Bender’s program is a study abroad opportunity that is actually not abroad. Having done some programs in Europe, Bender knew that she enjoyed this kind of work. So when Study Abroad was thinking about running some domestic programs, she thought it would be a great opportunity for international students at UC Davis.

“While [international students are] here they may want to see other parts of the United States, and New York and Washington DC are pretty high on foreigners’ lists when they come to the U.S. for travel,” Bender said. “It seemed like a really good opportunity, and I knew it’s pretty easy to get between the two cities, so I got into conversation with a few of the folks over at study abroad and ran the idea past them and they gave me the thumbs up, so then I wrote the proposal.”

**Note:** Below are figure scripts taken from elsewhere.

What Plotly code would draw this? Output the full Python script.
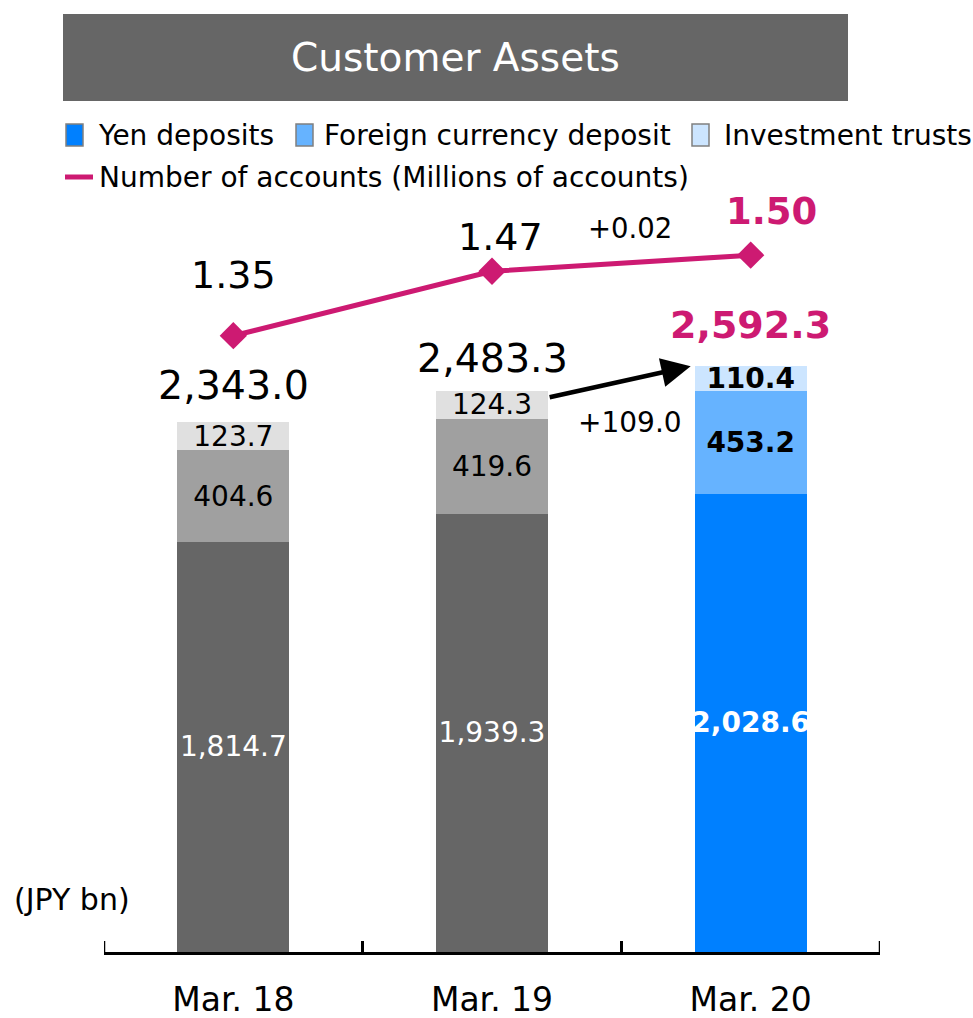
import plotly.graph_objects as go

# ---------------- data ----------------
categories = ["Mar. 18", "Mar. 19", "Mar. 20"]
yen_deposits = [1814.7, 1939.3, 2028.6]
foreign_deposits = [404.6, 419.6, 453.2]
investment_trusts = [123.7, 124.3, 110.4]
totals = [2343.0, 2483.3, 2592.3]
accounts = [1.35, 1.47, 1.50]
accounts_change = "+0.02"
assets_change = "+109.0"

# ---------------- styles ----------------
W, H = 973, 1018
FONT = "DejaVu Sans"
MAGENTA = "#CD1A72"
GRAY_DARK, GRAY_MID, GRAY_LIGHT = "#666666", "#A0A0A0", "#E0E0E0"
BLUE_DARK, BLUE_MID, BLUE_LIGHT = "#0080FF", "#66B3FF", "#CCE5FF"
BAR_W = 0.434

PX_LEFT, PX_RIGHT = 104, 880
PX_TOP, PX_BOTTOM = 200, 952
Y1_PER_PX = 0.226          # px per unit
Y2_PX_PER_UNIT = 537
Y2_ANCHOR_VAL, Y2_ANCHOR_PX = 1.35, 335.7


def px(x):
    return x / W


def py(y):
    return 1 - y / H


y1_max = (PX_BOTTOM - PX_TOP) / Y1_PER_PX
y2_min = Y2_ANCHOR_VAL - (PX_BOTTOM - Y2_ANCHOR_PX) / Y2_PX_PER_UNIT
y2_max = Y2_ANCHOR_VAL + (Y2_ANCHOR_PX - PX_TOP) / Y2_PX_PER_UNIT

last = len(categories) - 1


def colors(gray, blue):
    return [blue if i == last else gray for i in range(len(categories))]


def labels(vals):
    out = []
    for i, v in enumerate(vals):
        s = f"{v:,.1f}"
        out.append(f"<b>{s}</b>" if i == last else s)
    return out


fig = go.Figure()

segments = [
    (yen_deposits, GRAY_DARK, BLUE_DARK, ["white"] * 3),
    (foreign_deposits, GRAY_MID, BLUE_MID, ["black"] * 3),
    (investment_trusts, GRAY_LIGHT, BLUE_LIGHT, ["black"] * 3),
]
for vals, g, b, tc in segments:
    fig.add_trace(go.Bar(
        x=categories, y=vals, width=BAR_W,
        marker=dict(color=colors(g, b), line=dict(width=0)),
        text=labels(vals), textposition="inside", insidetextanchor="middle",
        textangle=0, textfont=dict(family=FONT, size=28, color=tc),
        cliponaxis=False, showlegend=False, hoverinfo="skip",
    ))

fig.add_trace(go.Scatter(
    x=categories, y=accounts, yaxis="y2", mode="lines+markers",
    line=dict(color=MAGENTA, width=5),
    marker=dict(symbol="diamond", size=21, color=MAGENTA),
    showlegend=False, hoverinfo="skip", cliponaxis=False,
))

annotations = []
# totals above bars
total_shift = [37, 33, 41]
for i, (c, t) in enumerate(zip(categories, totals)):
    s = f"{t:,.1f}"
    if i == last:
        txt = f"<b>{s}</b>"
        font = dict(family=FONT, size=38, color=MAGENTA)
    else:
        txt = s
        font = dict(family=FONT, size=39.5, color="black")
    annotations.append(dict(x=c, y=t, xref="x", yref="y", text=txt, showarrow=False,
                            font=font, xanchor="center", yanchor="middle",
                            yshift=total_shift[i]))

# account labels
acc_shift = [(0, 61), (8, 34), (21, 44)]
for i, (c, a) in enumerate(zip(categories, accounts)):
    s = f"{a:.2f}"
    if i == last:
        txt = f"<b>{s}</b>"
        font = dict(family=FONT, size=37, color=MAGENTA)
    else:
        txt = s
        font = dict(family=FONT, size=38, color="black")
    annotations.append(dict(x=c, y=a, xref="x", yref="y2", text=txt, showarrow=False,
                            font=font, xanchor="center", yanchor="middle",
                            xshift=acc_shift[i][0], yshift=acc_shift[i][1]))

# change labels
annotations.append(dict(x=px(630), y=py(228), xref="paper", yref="paper",
                        text=accounts_change, showarrow=False,
                        xanchor="center", yanchor="middle",
                        font=dict(family=FONT, size=27.5, color="black")))
annotations.append(dict(x=px(630), y=py(423), xref="paper", yref="paper",
                        text=assets_change, showarrow=False,
                        xanchor="center", yanchor="middle",
                        font=dict(family=FONT, size=28, color="black")))

# arrow from Mar.19 total to Mar.20 total
annotations.append(dict(x=2 - BAR_W / 2 - 0.015, y=totals[2], xref="x", yref="y",
                        ax=1 + BAR_W / 2, ay=totals[1] - 30, axref="x", ayref="y",
                        text="", showarrow=True, arrowhead=2, arrowsize=1.3,
                        arrowwidth=4.5, arrowcolor="black", standoff=0, startstandoff=0))

# title
annotations.append(dict(x=px(455.5), y=py(57.5), xref="paper", yref="paper",
                        text="Customer Assets", showarrow=False,
                        xanchor="center", yanchor="middle",
                        font=dict(family=FONT, size=39, color="white")))

# unit label
annotations.append(dict(x=px(12), y=py(899), xref="paper", yref="paper",
                        text="(JPY bn)", showarrow=False, xanchor="left", yanchor="middle",
                        font=dict(family=FONT, size=30, color="black")))

# legend
legend_items = [
    ("Yen deposits", BLUE_DARK, 66, 96),
    ("Foreign currency deposit", BLUE_MID, 296, 322),
    ("Investment trusts", BLUE_LIGHT, 692, 722),
]
shapes = [dict(type="rect", xref="paper", yref="paper", x0=px(63), x1=px(848),
               y0=py(101), y1=py(14), fillcolor="#666666", line=dict(width=0), layer="below")]
for name, col, mx, tx in legend_items:
    shapes.append(dict(type="rect", xref="paper", yref="paper", x0=px(mx), x1=px(mx + 17),
                       y0=py(146), y1=py(124), fillcolor=col,
                       line=dict(color="#808080", width=1.5)))
    annotations.append(dict(x=px(tx), y=py(135), xref="paper", yref="paper", text=name,
                            showarrow=False, xanchor="left", yanchor="middle",
                            font=dict(family=FONT, size=28, color="black")))
shapes.append(dict(type="line", xref="paper", yref="paper", x0=px(65), x1=px(93),
                   y0=py(177), y1=py(177), line=dict(color=MAGENTA, width=5)))
annotations.append(dict(x=px(97), y=py(177), xref="paper", yref="paper",
                        text="Number of accounts (Millions of accounts)",
                        showarrow=False, xanchor="left", yanchor="middle",
                        font=dict(family=FONT, size=28, color="black")))

# end ticks of the category axis (boundary ticks at both ends)
for xe in (-0.5, 2.5):
    shapes.append(dict(type="line", xref="x", yref="paper", x0=xe, x1=xe,
                       y0=py(PX_BOTTOM), y1=py(PX_BOTTOM - 11),
                       line=dict(color="black", width=2.5)))

fig.update_layout(
    width=W, height=H,
    autosize=False,
    margin=dict(l=0, r=0, t=0, b=0, autoexpand=False),
    paper_bgcolor="white", plot_bgcolor="white",
    barmode="stack",
    uniformtext=dict(minsize=28, mode="show"),
    font=dict(family=FONT, color="black"),
    xaxis=dict(domain=[px(PX_LEFT), px(PX_RIGHT)], range=[-0.5, 2.5],
               automargin=False,
               showline=True, linecolor="black", linewidth=3,
               ticks="inside", ticklen=11, tickwidth=2.5, tickcolor="black",
               tickson="boundaries", showgrid=False, zeroline=False,
               tickfont=dict(family=FONT, size=33, color="black"),
               ticklabelstandoff=16),
    yaxis=dict(domain=[py(PX_BOTTOM), py(PX_TOP)], range=[0, y1_max], automargin=False,
               visible=False, showgrid=False, zeroline=False),
    yaxis2=dict(domain=[py(PX_BOTTOM), py(PX_TOP)], range=[y2_min, y2_max], automargin=False,
                overlaying="y", visible=False, showgrid=False, zeroline=False),
    annotations=annotations,
    shapes=shapes,
)

fig.write_html("out.html",
               config=dict(displayModeBar=False),
               post_script="document.body.style.margin='0';document.body.style.padding='0';"
                           "document.documentElement.style.overflow='hidden';")
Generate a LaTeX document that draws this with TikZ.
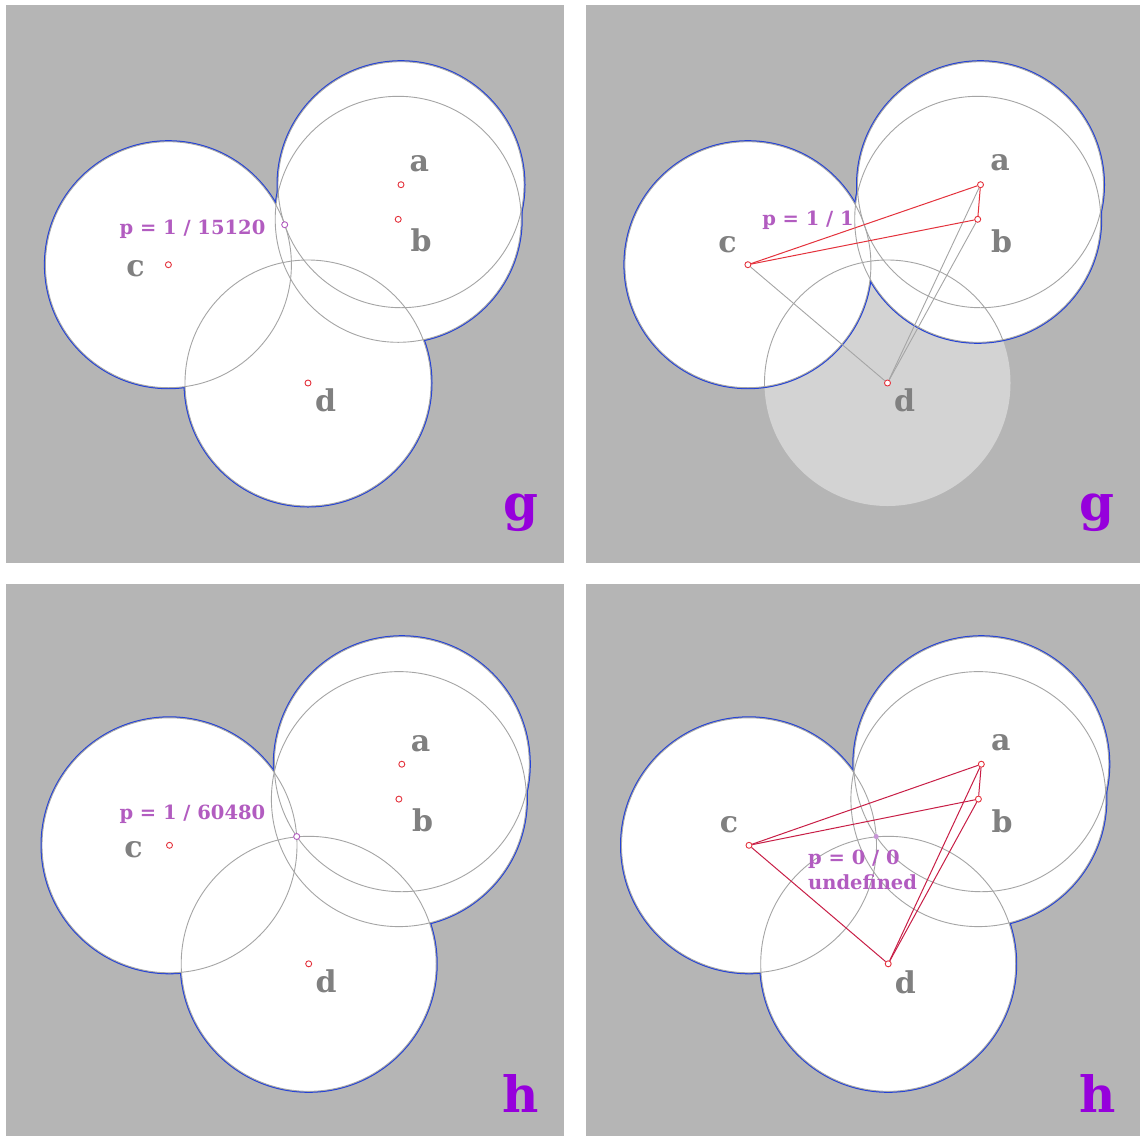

Study Abroad offers many opportunities for its students to have life-changing experiences and is always open to introducing new and exciting programs and concepts. Whether it’s visiting the mountains and forests of Bhutan or experiencing the cosmopolitan east coast of the United States, there are plenty of ways students can get out and see the world while studying at UC Davis.

“There was recently some research out that talked about that people who have gone abroad have a really strong sense of self,” Moylan said. “I think that’s because when we’re in our own society, part of what we do is because of our own selves, and part of it is because of everyone’s expectations on us, and then when you go abroad there are new expectations on you which you can feel, but you can also feel the expectations of your home place fall away.”